━━━━━ DATA SHOWN ━━━━━
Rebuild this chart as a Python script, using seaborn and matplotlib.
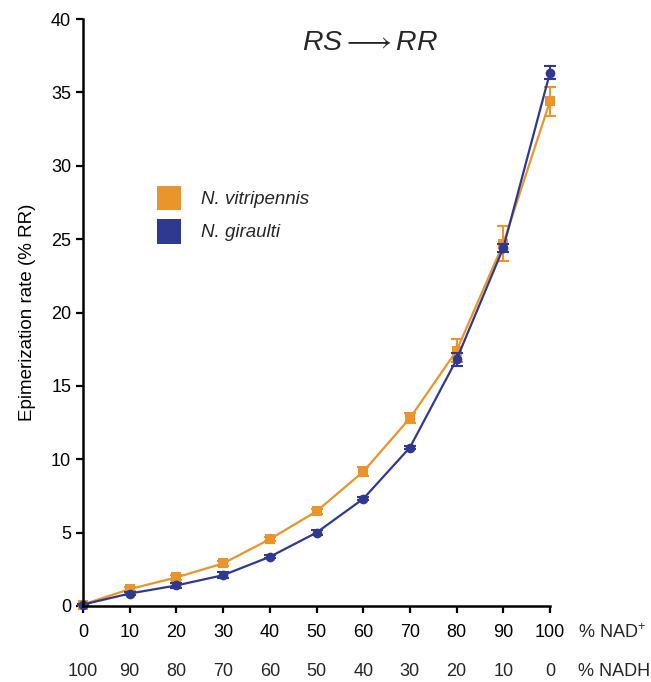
import numpy as np
import pandas as pd
import matplotlib
matplotlib.use("Agg")
import matplotlib.pyplot as plt
import seaborn as sns
from matplotlib.patches import Patch

# Data
nad_pct = [0, 10, 20, 30, 40, 50, 60, 70, 80, 90, 100]
nadh_pct = [100, 90, 80, 70, 60, 50, 40, 30, 20, 10, 0]

vitripennis_rate = [0.1, 1.15, 1.95, 2.9, 4.55, 6.45, 9.15, 12.8, 17.4, 24.7, 34.4]
vitripennis_err = [0.05, 0.15, 0.15, 0.15, 0.15, 0.15, 0.3, 0.35, 0.8, 1.2, 1.0]

giraulti_rate = [0.1, 0.85, 1.4, 2.1, 3.35, 5.0, 7.3, 10.8, 16.8, 24.4, 36.35]
giraulti_err = [0.05, 0.1, 0.2, 0.2, 0.1, 0.15, 0.1, 0.1, 0.45, 0.3, 0.45]

ORANGE = "#E9952B"
BLUE = "#2F3990"

sns.set_theme(style="ticks")
plt.rcParams["font.family"] = ["Liberation Sans", "DejaVu Sans"]
plt.rcParams["mathtext.fontset"] = "custom"
plt.rcParams["mathtext.rm"] = "Liberation Sans"
plt.rcParams["mathtext.it"] = "Liberation Sans:italic"

df = pd.DataFrame({
    "nad": nad_pct * 2,
    "rate": vitripennis_rate + giraulti_rate,
    "err": vitripennis_err + giraulti_err,
    "species": ["N. vitripennis"] * len(nad_pct) + ["N. giraulti"] * len(nad_pct),
})

fig = plt.figure(figsize=(6.51, 6.82), dpi=100)
ax = fig.add_axes([83 / 651, 1 - 606 / 682, 467 / 651, 587 / 682])

styles = {"N. vitripennis": (ORANGE, "s", 7.5), "N. giraulti": (BLUE, "o", 7)}
for name in ["N. vitripennis", "N. giraulti"]:
    sub = df[df["species"] == name]
    color, mk, ms = styles[name]
    sns.lineplot(data=sub, x="nad", y="rate", ax=ax, color=color, lw=1.6,
                 marker=mk, markersize=ms, markeredgewidth=0, clip_on=False)
    ax.errorbar(sub["nad"], sub["rate"], yerr=sub["err"], fmt="none",
                ecolor=color, elinewidth=1.5, capsize=4, capthick=1.5, clip_on=False)

ax.set_xlim(0, 100)
ax.set_ylim(0, 40)
ax.set_xticks(nad_pct)
ax.set_xticklabels([str(v) for v in nad_pct])
ax.set_yticks(range(0, 41, 5))
ax.tick_params(axis="both", labelsize=13, length=5, width=1.6, color="black",
               labelcolor="black")
ax.tick_params(axis="x", pad=8)
ax.set_xlabel("")
ax.set_ylabel("Epimerization rate (% RR)", fontsize=13.5, color="black", labelpad=11)
sns.despine(ax=ax)
for s in ["left", "bottom"]:
    ax.spines[s].set_linewidth(1.8)
    ax.spines[s].set_color("black")

# second row of x labels (% NADH)
for x, lab in zip(nad_pct, nadh_pct):
    ax.annotate(str(lab), xy=(x, 0), xycoords=("data", "axes fraction"),
                xytext=(0, -65), textcoords="offset pixels",
                ha="center", va="center", fontsize=13)
ax.annotate("% NAD$^{+}$", xy=(1, 0), xycoords="axes fraction",
            xytext=(28, -27), textcoords="offset pixels",
            ha="left", va="center", fontsize=13)
ax.annotate("% NADH", xy=(1, 0), xycoords="axes fraction",
            xytext=(28, -65), textcoords="offset pixels",
            ha="left", va="center", fontsize=13)

# title
fig.text(370 / 651, 1 - 43 / 682, r"$\mathit{RS}\longrightarrow\mathit{RR}$",
         ha="center", va="center", fontsize=20.5)

handles = [Patch(facecolor=ORANGE, edgecolor="none"), Patch(facecolor=BLUE, edgecolor="none")]
leg = ax.legend(handles, ["N. vitripennis", "N. giraulti"], loc="upper left",
                bbox_to_anchor=(0.158, 0.716), frameon=False, fontsize=13.5,
                handlelength=1.3, handleheight=1.65, handletextpad=1.05,
                labelspacing=0.45, borderpad=0, borderaxespad=0)
for t in leg.get_texts():
    t.set_fontstyle("italic")

fig.savefig("out.png", dpi=100)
━━━━━
● SHORT PROBLEM:
Give back exactly the lines from the first line of the data through the line with "ax = fig.add_axes([83", pictures excluded.

● PROBLEM SOLUTION:
Rebuild this chart as a Python script, using seaborn and matplotlib.
import numpy as np
import pandas as pd
import matplotlib
matplotlib.use("Agg")
import matplotlib.pyplot as plt
import seaborn as sns
from matplotlib.patches import Patch

# Data
nad_pct = [0, 10, 20, 30, 40, 50, 60, 70, 80, 90, 100]
nadh_pct = [100, 90, 80, 70, 60, 50, 40, 30, 20, 10, 0]

vitripennis_rate = [0.1, 1.15, 1.95, 2.9, 4.55, 6.45, 9.15, 12.8, 17.4, 24.7, 34.4]
vitripennis_err = [0.05, 0.15, 0.15, 0.15, 0.15, 0.15, 0.3, 0.35, 0.8, 1.2, 1.0]

giraulti_rate = [0.1, 0.85, 1.4, 2.1, 3.35, 5.0, 7.3, 10.8, 16.8, 24.4, 36.35]
giraulti_err = [0.05, 0.1, 0.2, 0.2, 0.1, 0.15, 0.1, 0.1, 0.45, 0.3, 0.45]

ORANGE = "#E9952B"
BLUE = "#2F3990"

sns.set_theme(style="ticks")
plt.rcParams["font.family"] = ["Liberation Sans", "DejaVu Sans"]
plt.rcParams["mathtext.fontset"] = "custom"
plt.rcParams["mathtext.rm"] = "Liberation Sans"
plt.rcParams["mathtext.it"] = "Liberation Sans:italic"

df = pd.DataFrame({
    "nad": nad_pct * 2,
    "rate": vitripennis_rate + giraulti_rate,
    "err": vitripennis_err + giraulti_err,
    "species": ["N. vitripennis"] * len(nad_pct) + ["N. giraulti"] * len(nad_pct),
})

fig = plt.figure(figsize=(6.51, 6.82), dpi=100)
ax = fig.add_axes([83 / 651, 1 - 606 / 682, 467 / 651, 587 / 682])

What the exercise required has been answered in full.